Finding no guidance at all, many turn to whatever distraction is
available, be it entertainment, business, sports or narcotics. Or
they just give up.
Through
diversionary substitutes they are introduced to poorly contrived
role models:
Movie
heroes,
mostly dysfunctional, yet always scripted to come out on top. Selfish,
angry, violent, often brutal, they appeal to those whose real cultural
identity is sadly unformed. At the same time, the entertainment
industry pushes socially accepted limits with sexual innuendo, foul
language, and in-your-face aggression. They often appeal to the
angry animus of young men, who do not understand the fundamental
source of their anguish.
Business
icons rip off millions of people to further engorge their
bulging coffers. Despite their inhumanity and complete lack of conscience,
they represent what appears to be a successful male paradigm, where
immoral and even criminal ends justify the means.

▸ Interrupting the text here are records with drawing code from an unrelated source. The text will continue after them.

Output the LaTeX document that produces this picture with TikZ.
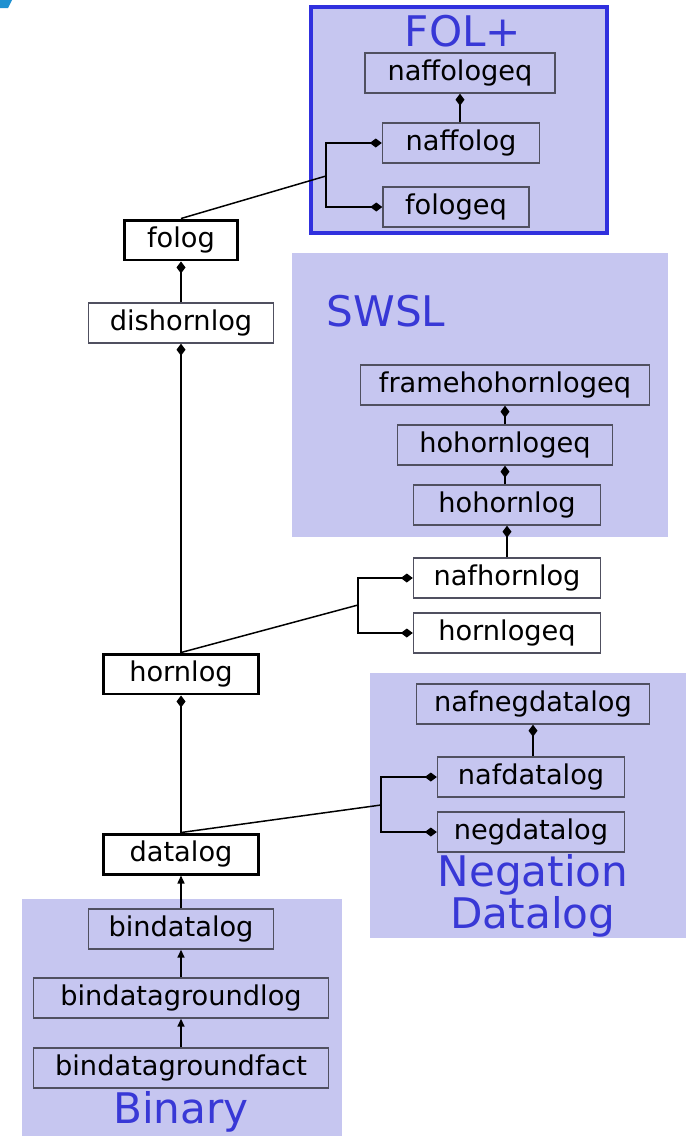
\documentclass[tikz,border=0pt]{standalone}
\usepackage{fontspec}
\setmainfont{DejaVu Sans}
\usetikzlibrary{arrows.meta}
\definecolor{grpfill}{RGB}{198,198,240}
\definecolor{grpline}{RGB}{48,48,222}
\definecolor{grptext}{RGB}{56,56,214}
\definecolor{boxline}{RGB}{80,80,96}
\newcommand{\titlefont}{\fontsize{24}{23.6}\selectfont\lineskiplimit=-50pt\relax}
\tikzset{
  lbox/.style={draw=boxline, line width=0.8pt, inner sep=0pt, minimum height=0.8cm, font=\fontsize{15.5}{18}\selectfont},
  plainbox/.style={lbox, fill=white},
  corebox/.style={lbox, draw=black, line width=1.7pt, fill=white},
  grptitle/.style={text=grptext, inner sep=0pt, align=center, font=\titlefont},
  link/.style={line width=0.85pt},
  dia/.style={link, -{Diamond[length=0.24cm,width=0.18cm]}},
  tri/.style={link, -{Triangle[length=0.16cm,width=0.14cm]}}
}
\begin{document}
\begin{tikzpicture}[x=0.02cm,y=-0.02cm]
\useasboundingbox (0,0) rectangle (686,1136);
\fill[fill={rgb,255:red,30;green,144;blue,208}] (0,0) -- (12,0) -- (8,8) -- (0,8) -- cycle;

\fill[grpfill] (311,7) rectangle (607,233);
\draw[grpline, line width=2.2pt] (311,7) rectangle (607,233);
\fill[grpfill] (292,253) rectangle (668,537);
\fill[grpfill] (370,673) rectangle (686,938);
\fill[grpfill] (22,899) rectangle (342,1136);

\node[grptitle] (tfol) at (463,31) {FOL+};
\node[grptitle] (tswsl) at (386,311) {SWSL};
\node[grptitle] (tneg) at (533,896) {Negation\\Datalog};
\node[grptitle] (tbin) at (181,1112) {Binary};

\node[lbox, minimum width=3.8cm] (naffologeq) at (460,73) {naffologeq};
\node[lbox, minimum width=3.14cm] (naffolog) at (461,143) {naffolog};
\node[lbox, minimum width=2.92cm] (fologeq) at (456,207) {fologeq};

\node[corebox, minimum width=2.26cm] (folog) at (181,240) {folog};
\node[plainbox, minimum width=3.7cm] (dishornlog) at (181,323) {dishornlog};
\node[corebox, minimum width=3.12cm] (hornlog) at (181,674) {hornlog};
\node[corebox, minimum width=3.12cm] (datalog) at (181,854) {datalog};

\node[lbox, minimum width=5.78cm] (framehohornlogeq) at (505,385) {framehohornlogeq};
\node[lbox, minimum width=4.3cm] (hohornlogeq) at (505,445) {hohornlogeq};
\node[lbox, minimum width=3.74cm] (hohornlog) at (507,505) {hohornlog};
\node[plainbox, minimum width=3.74cm] (nafhornlog) at (507,578) {nafhornlog};
\node[plainbox, minimum width=3.74cm] (hornlogeq) at (507,633) {hornlogeq};

\node[lbox, minimum width=4.66cm] (nafnegdatalog) at (533,704) {nafnegdatalog};
\node[lbox, minimum width=3.74cm] (nafdatalog) at (531,777) {nafdatalog};
\node[lbox, minimum width=3.74cm] (negdatalog) at (531,832) {negdatalog};

\node[lbox, minimum width=3.7cm] (bindatalog) at (181,929) {bindatalog};
\node[lbox, minimum width=5.9cm] (bindatagroundlog) at (181,998) {bindatagroundlog};
\node[lbox, minimum width=5.9cm] (bindatagroundfact) at (181,1068) {bindatagroundfact};

\coordinate (folbr) at (326,176);
\coordinate (swslbr) at (358,605);
\coordinate (negbr) at (381,805);

\draw[dia] (naffolog.north -| naffologeq.south) -- (naffologeq.south);
\draw[link] (folog.north) -- (folbr);
\draw[dia] (folbr) |- (naffolog.west);
\draw[dia] (folbr) |- (fologeq.west);

\draw[dia] (dishornlog.north) -- (folog.south);
\draw[dia] (hornlog.north) -- (dishornlog.south);
\draw[dia] (datalog.north) -- (hornlog.south);

\draw[dia] (hohornlogeq.north) -- (framehohornlogeq.south -| hohornlogeq.north);
\draw[dia] (hohornlog.north -| hohornlogeq.south) -- (hohornlogeq.south);
\draw[dia] (nafhornlog.north) -- (hohornlog.south);
\draw[link] (hornlog.north) -- (swslbr);
\draw[dia] (swslbr) |- (nafhornlog.west);
\draw[dia] (swslbr) |- (hornlogeq.west);

\draw[dia] (nafdatalog.north -| nafnegdatalog.south) -- (nafnegdatalog.south);
\draw[link] (datalog.north) -- (negbr);
\draw[dia] (negbr) |- (nafdatalog.west);
\draw[dia] (negbr) |- (negdatalog.west);

\draw[tri] (bindatalog.north) -- (datalog.south);
\draw[tri] (bindatagroundlog.north) -- (bindatalog.south);
\draw[tri] (bindatagroundfact.north) -- (bindatagroundlog.south);
\end{tikzpicture}
\end{document}
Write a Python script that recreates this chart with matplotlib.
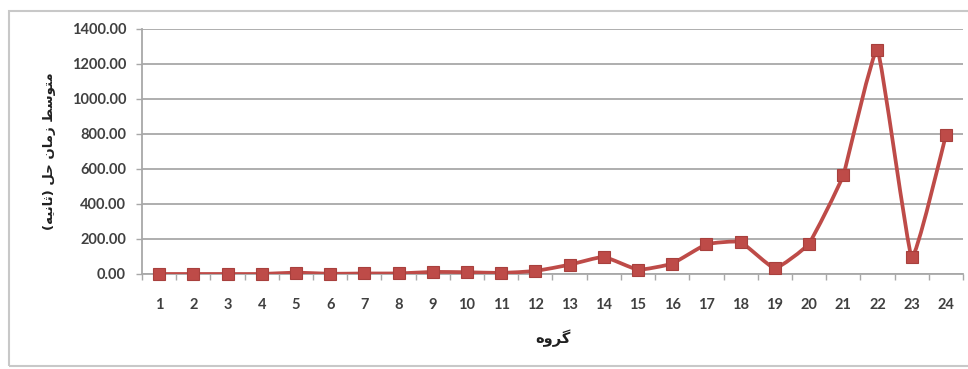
import numpy as np
import matplotlib.pyplot as plt
from matplotlib.path import Path
from matplotlib.patches import PathPatch, Rectangle

groups = list(range(1, 25))
mean_solve_time = [0, 0, 0, 0, 8, 1, 3, 3, 12, 10, 6, 17,
                   53, 98, 24, 59, 170, 183, 32, 174, 565, 1280, 97, 793]
y_ticks = [0, 200, 400, 600, 800, 1000, 1200, 1400]

X_LABEL = "گروه"
Y_LABEL = "متوسط زمان حل (ثانیه)"

LINE_COLOR = "#be4b48"
TEXT_COLOR = "#404040"
GRID_COLOR = "#a8a8a8"
SMOOTHING = 0.35

# presentation forms: (isolated, final, initial, medial); right-joining letters have only two
FORMS = {
    "ا": ("\ufe8d", "\ufe8e"),
    "ر": ("\ufead", "\ufeae"),
    "ز": ("\ufeaf", "\ufeb0"),
    "و": ("\ufeed", "\ufeee"),
    "ت": ("\ufe95", "\ufe96", "\ufe97", "\ufe98"),
    "ث": ("\ufe99", "\ufe9a", "\ufe9b", "\ufe9c"),
    "ح": ("\ufea1", "\ufea2", "\ufea3", "\ufea4"),
    "س": ("\ufeb1", "\ufeb2", "\ufeb3", "\ufeb4"),
    "ط": ("\ufec1", "\ufec2", "\ufec3", "\ufec4"),
    "ل": ("\ufedd", "\ufede", "\ufedf", "\ufee0"),
    "م": ("\ufee1", "\ufee2", "\ufee3", "\ufee4"),
    "ن": ("\ufee5", "\ufee6", "\ufee7", "\ufee8"),
    "ه": ("\ufee9", "\ufeea", "\ufeeb", "\ufeec"),
    "ی": ("\ufbfc", "\ufbfd", "\ufbfe", "\ufbff"),
    "گ": ("\ufb92", "\ufb93", "\ufb94", "\ufb95"),
}
MIRROR = {"(": ")", ")": "("}


def shape_rtl(text):
    # join the letters, then flip to visual (left-to-right) order
    out = []
    for i, ch in enumerate(text):
        if ch not in FORMS:
            out.append(MIRROR.get(ch, ch))
            continue
        prev = text[i - 1] if i > 0 else ""
        nxt = text[i + 1] if i + 1 < len(text) else ""
        joins_prev = prev in FORMS and len(FORMS[prev]) == 4
        joins_next = len(FORMS[ch]) == 4 and nxt in FORMS
        forms = FORMS[ch]
        if joins_prev and joins_next:
            out.append(forms[3])
        elif joins_prev:
            out.append(forms[1])
        elif joins_next:
            out.append(forms[2])
        else:
            out.append(forms[0])
    return "".join(reversed(out))


def smooth_path(x, y, k=SMOOTHING):
    # cubic bezier through every point, like a spreadsheet "smoothed line"
    pts = np.column_stack([x, y]).astype(float)
    verts = [pts[0]]
    codes = [Path.MOVETO]
    n = len(pts)
    for i in range(n - 1):
        p0 = pts[i - 1] if i > 0 else pts[i]
        p1, p2 = pts[i], pts[i + 1]
        p3 = pts[i + 2] if i + 2 < n else pts[i + 1]
        c1 = p1 + k * (p2 - p0) / 6
        c2 = p2 - k * (p3 - p1) / 6
        verts += [c1, c2, p2]
        codes += [Path.CURVE4] * 3
    return Path(verts, codes)


plt.rcParams["font.family"] = ["Lato", "DejaVu Sans"]

fig = plt.figure(figsize=(9.68, 3.69), dpi=100)
fig.patches.append(Rectangle((0.0093, 0.008), 1.2, 0.962, transform=fig.transFigure,
                             fill=False, edgecolor="#c8c8c8", linewidth=1.5))
ax = fig.add_axes([0.1467, 0.2575, 0.8481, 0.6640])

ax.add_patch(PathPatch(smooth_path(groups, mean_solve_time), fill=False,
                       edgecolor=LINE_COLOR, linewidth=2.7, zorder=3,
                       capstyle="round", joinstyle="round"))
ax.plot(groups, mean_solve_time, linestyle="none", marker="s", markersize=8.3,
        markerfacecolor=LINE_COLOR, markeredgecolor="#a8403d", markeredgewidth=0.8,
        zorder=4, clip_on=False)

ax.set_xlim(0.5, 24.5)
ax.set_ylim(0, 1400)
ax.set_xticks(groups)
ax.set_xticks(np.arange(0.5, 25, 1), minor=True)
ax.set_yticks(y_ticks)
ax.set_yticklabels([f"{v:.2f}" for v in y_ticks])

ax.grid(axis="y", color=GRID_COLOR, linewidth=1.3)
ax.set_axisbelow(True)
for side in ["top", "right"]:
    ax.spines[side].set_visible(False)
for side in ["left", "bottom"]:
    ax.spines[side].set_color(GRID_COLOR)
    ax.spines[side].set_linewidth(1.3)

ax.tick_params(axis="x", which="major", length=0, pad=17,
               labelsize=10.5, labelcolor=TEXT_COLOR)
ax.tick_params(axis="x", which="minor", length=4, width=1.0, color=GRID_COLOR)
ax.tick_params(axis="y", length=4.5, width=1.0, color=GRID_COLOR, pad=7,
               labelsize=10.5, labelcolor=TEXT_COLOR)
for lbl in ax.get_xticklabels() + ax.get_yticklabels():
    lbl.set_fontweight("bold")

ax.set_xlabel(shape_rtl(X_LABEL), family=["DejaVu Sans"], fontsize=10.5,
              fontweight="bold", color="#202020")
ax.xaxis.set_label_coords(0.5, -0.225)
ax.set_ylabel(shape_rtl(Y_LABEL), family=["DejaVu Sans"], fontsize=9.5,
              fontweight="bold", color="#202020")
ax.yaxis.set_label_coords(-0.105, 0.5)

fig.savefig("out.png", dpi=100)
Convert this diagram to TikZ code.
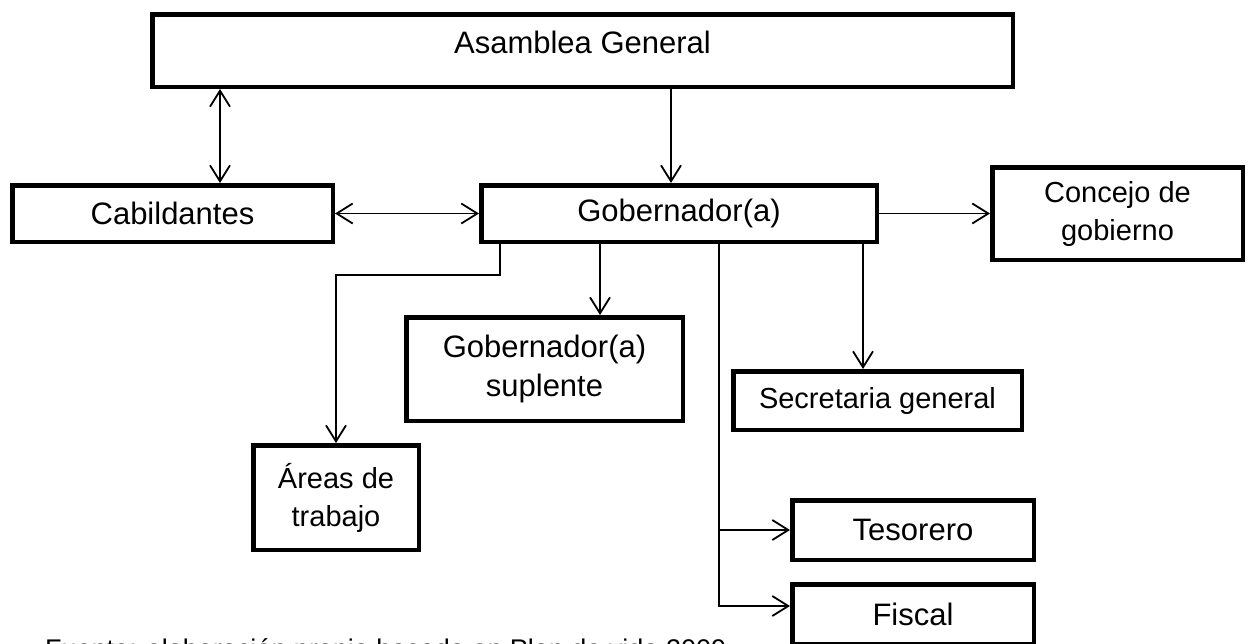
\documentclass[tikz,border=0pt]{standalone}
\usepackage{fontspec}
\setmainfont{Liberation Sans}
\usetikzlibrary{arrows.meta}

\tikzset{
    box/.style={draw, line width=4.5pt, inner sep=0pt, align=center, font=\fontsize{31}{39}\selectfont},
    boxs/.style={box, font=\fontsize{29}{38}\selectfont},
    arr/.style={line width=1.8pt, -{Straight Barb[length=16pt,width=20pt]}},
    darr/.style={line width=1.8pt, {Straight Barb[length=16pt,width=20pt]}-{Straight Barb[length=16pt,width=20pt]}},
}

\begin{document}
\begin{tikzpicture}[x=1pt,y=-1pt]
    \path[use as bounding box] (0,0) rectangle (1249,643);
    \clip (0,0) rectangle (1249,643);
    \fill[white] (0,0) rectangle (1249,643);

    \node[box, minimum width=860.5pt, minimum height=72.5pt, text depth=17pt] (asamblea) at (582.5,50.5) {Asamblea General};
    \node[box, minimum width=320.5pt, minimum height=56.5pt] (cabildantes) at (172.5,213.5) {Cabildantes};
    \node[box, minimum width=395.5pt, minimum height=56.5pt] (gob) at (679,213.5) {Gobernador(a)};
    \node[boxs, minimum width=250.5pt, minimum height=92.5pt] (concejo) at (1117.5,213.5) {Concejo de\\gobierno};
    \node[box, minimum width=276.5pt, minimum height=103.5pt] (suplente) at (544.5,369) {Gobernador(a)\\suplente};
    \node[boxs, minimum width=165.5pt, minimum height=104.5pt] (areas) at (336,497.5) {Áreas de\\trabajo};
    \node[boxs, minimum width=288.5pt, minimum height=58.5pt] (secretaria) at (877.5,400.5) {Secretaria general};
    \node[box, minimum width=241.5pt, minimum height=59.5pt] (tesorero) at (913,530) {Tesorero};
    \node[box, minimum width=241.5pt, minimum height=59.5pt] (fiscal) at (913,614) {Fiscal};

    \node[anchor=base west, inner sep=0pt, font=\fontsize{27}{32}\selectfont] (fuente) at (45,658) {Fuente: elaboración propia basada en Plan de vida 2009};

    \coordinate (xcab) at (220,0);
    \coordinate (xgob) at (671,0);
    \coordinate (xsup) at (600,0);
    \coordinate (xareas) at (500,0);
    \coordinate (yareas) at (0,275);
    \coordinate (xsec) at (863,0);
    \coordinate (trunk) at (719,0);

    \draw[darr] (asamblea.south -| xcab) -- (cabildantes.north -| xcab);
    \draw[arr] (asamblea.south -| xgob) -- (gob.north -| xgob);
    \draw[darr] (cabildantes.east) -- (gob.west);
    \draw[arr] (gob.east) -- (concejo.west);
    \draw[arr] (gob.south -| xsup) -- (suplente.north -| xsup);
    \draw[arr] (gob.south -| xareas) -- (xareas |- yareas) -| (areas.north);
    \draw[arr] (gob.south -| xsec) -- (secretaria.north -| xsec);
    \draw[arr] (gob.south -| trunk) |- (tesorero.west);
    \draw[arr] (gob.south -| trunk) |- ([yshift=8pt]fiscal.west);
\end{tikzpicture}
\end{document}
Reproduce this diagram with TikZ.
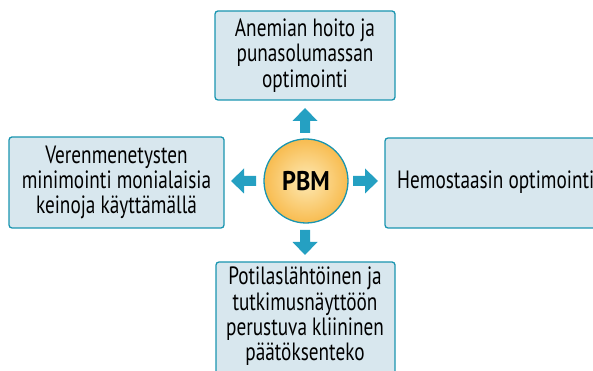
\documentclass[tikz,border=0pt]{standalone}
\usepackage{fontspec}
\setmainfont{PT Sans}[FakeStretch=0.77]
\newfontfamily\pbmfont{PT Sans}[FakeStretch=0.9]
\definecolor{boxfill}{HTML}{D8E7EE}
\definecolor{boxline}{HTML}{1A95B0}
\definecolor{arrowc}{HTML}{25A0C2}
\definecolor{circin}{HTML}{FDE9B4}
\definecolor{circout}{HTML}{F8BC50}
\tikzset{
  infobox/.style={draw=boxline, line width=1.3pt, fill=boxfill, rounded corners=3pt},
  boxtext/.style={align=center, font=\fontsize{25}{25.3}\selectfont, inner sep=0pt, text=black},
}
\newcommand\blockarrow[3]{%
  \fill[arrowc, shift={(#1,#2)}, rotate=#3] (0,-5) -- (12,-5) -- (12,-12.5) -- (25,0) -- (12,12.5) -- (12,5) -- (0,5) -- cycle;}
\begin{document}
\begin{tikzpicture}[x=1pt,y=1pt]
\useasboundingbox (0,0) rectangle (593,371);
\clip (0,0) rectangle (593,371);
% boxes
\draw[infobox] (215,271) rectangle (395,360);
\draw[infobox] (9,143) rectangle (224,234);
\draw[infobox] (385,143) rectangle (640,233);
\draw[infobox] (216,-20) rectangle (395,109);
\node[boxtext] (top) at (305,315.5) {Anemian hoito ja\\punasolumassan\\optimointi};
\node[boxtext] (left) at (116.5,188.5) {Verenmenetysten\\minimointi monialaisia\\keinoja käyttämällä};
\node[boxtext, anchor=west] (right) at (397,189) {Hemostaasin optimointi};
\node[boxtext, anchor=north] (bottom) at (305,104) {Potilaslähtöinen ja\\tutkimusnäyttöön\\perustuva kliininen\\päätöksenteko};
% circle
\node[circle, draw=boxline, line width=1.3pt, minimum size=84pt, inner sep=0pt,
  inner color=circin, outer color=circout, font=\pbmfont\fontsize{27}{28}\selectfont\bfseries] (pbm) at (306,190) {PBM};
% arrows
\blockarrow{305}{238}{90}
\blockarrow{305}{141}{-90}
\blockarrow{256}{190}{180}
\blockarrow{353}{190}{0}
\end{tikzpicture}
\end{document}
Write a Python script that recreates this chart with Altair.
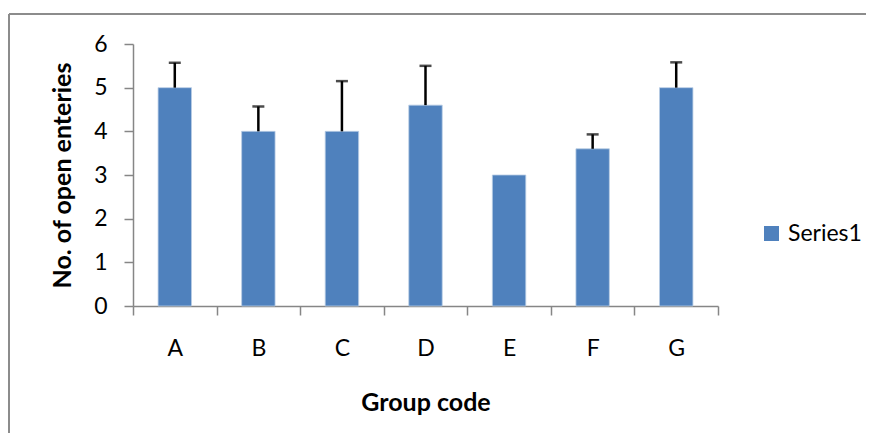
import altair as alt
import pandas as pd

groups = ["A", "B", "C", "D", "E", "F", "G"]
values = [5.0, 4.0, 4.0, 4.6, 3.0, 3.6, 5.0]
errors = [0.57, 0.57, 1.15, 0.9, 0.0, 0.33, 0.58]
series = "Series1"

df = pd.DataFrame({"group": groups, "value": values, "err": errors})
df["top"] = df["value"] + df["err"]
df["series"] = series

FONT = "Lato"
BAR = "#4F81BD"
GRAY = "#868686"

x_scale = alt.Scale(paddingInner=0, paddingOuter=0)

x_enc = alt.X("group:N", sort=groups, scale=x_scale,
              axis=alt.Axis(title="Group code", labelAngle=0, tickBand="extent",
                            domainColor=GRAY, tickColor=GRAY, tickSize=9,
                            domainWidth=1.5, tickWidth=1.5,
                            labelFontSize=23, labelColor="black", labelFont=FONT,
                            labelPadding=22,
                            titleFontSize=25, titleFont=FONT, titleFontWeight="bold",
                            titleColor="black", titleY=96, titleBaseline="middle"))

y_scale = alt.Scale(domain=[0, 6], nice=False)

bars = alt.Chart(df).mark_bar(stroke="#B9CDE5", strokeWidth=0.8,
                              width=alt.RelativeBandSize(0.4)).encode(
    x=x_enc,
    y=alt.Y("value:Q", scale=y_scale,
            axis=alt.Axis(title="No. of open enteries", values=[0, 1, 2, 3, 4, 5, 6],
                          grid=False, domainColor=GRAY, tickColor=GRAY, tickSize=9,
                          domainWidth=1.5, tickWidth=1.5,
                          labelFontSize=23, labelColor="black", labelFont=FONT,
                          labelPadding=17,
                          titleFontSize=25, titleFont=FONT, titleFontWeight="bold",
                          titleColor="black", titleX=-71, titleY=131,
                          titleBaseline="middle", titleAlign="center", titleAngle=-90)),
    color=alt.Color("series:N", scale=alt.Scale(range=[BAR]),
                    legend=alt.Legend(title=None, orient="none", legendX=627, legendY=178,
                                      symbolType="square", symbolSize=225,
                                      symbolStrokeWidth=0, labelFontSize=23,
                                      labelFont=FONT, labelColor="black", labelOffset=5)),
)

err_df = df[df["err"] > 0]
rules = alt.Chart(err_df).mark_rule(color="black", strokeWidth=2.5).encode(
    x=alt.X("group:N", sort=groups, scale=x_scale),
    y=alt.Y("value:Q", scale=y_scale),
    y2="top:Q",
)
caps = alt.Chart(err_df).mark_tick(color="black", thickness=2.5, size=12, orient="horizontal").encode(
    x=alt.X("group:N", sort=groups, scale=x_scale),
    y=alt.Y("top:Q", scale=y_scale),
)

frame_df = pd.DataFrame({"k": [0]})
frame_top = alt.Chart(frame_df).mark_rule(color="#8c8c8c", strokeWidth=2).encode(
    x=alt.value(-124), x2=alt.value(740), y=alt.value(-30))
frame_left = alt.Chart(frame_df).mark_rule(color="#8c8c8c", strokeWidth=2).encode(
    x=alt.value(-124), y=alt.value(-30), y2=alt.value(400))

chart = alt.layer(frame_top, frame_left, bars, rules, caps).properties(
    width=585, height=262,
    background="white",
    autosize=alt.AutoSizeParams(type="none"),
    padding={"left": 125, "top": 36, "right": 148, "bottom": 127},
).configure_view(stroke=None)

chart.save("out.html", embed_options={"renderer": "svg", "actions": False})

Professional athletes, sometimes referred to as "All-American"
- as if they represented the very best that the U.S. has to offer.
We hear about them on the nightly news, throwing tantrums, taking
illegal body building or performance enhancing drugs, and being
charged with rape. Advertisers portray them as ultimate images of
manhood, despite their obvious shortcomings. And young people buy
into that.
Politicians
selling out to big business, contriving slurs and telling outright
lies about their opponents, all for the accumulation of power.
Media
journalists, once considered heroic bastions of truth, now
prostituting their trade, focusing on the lowest common denominator
of titillating gossip while foisting their own political bias on
a public in desperate need for truth.
The
results are apparent. Jails are overflowing. Wealthy businessmen
violate the trust of innocent people. Politicians ignore the threat
of pollution and global warming, even encouraging the populace to
burn as much oil as they possibly can. Pornographers are treated
as respectable businesspeople. Even religious leaders are now suspect,
with thousands of charges of child molestations made against them
and a Church dragging its feet in response.
This
is the society that young people grow up in a society without
heroes, without myth, where virtues are so coupled with hypocrisy
that they can no longer be held in esteem.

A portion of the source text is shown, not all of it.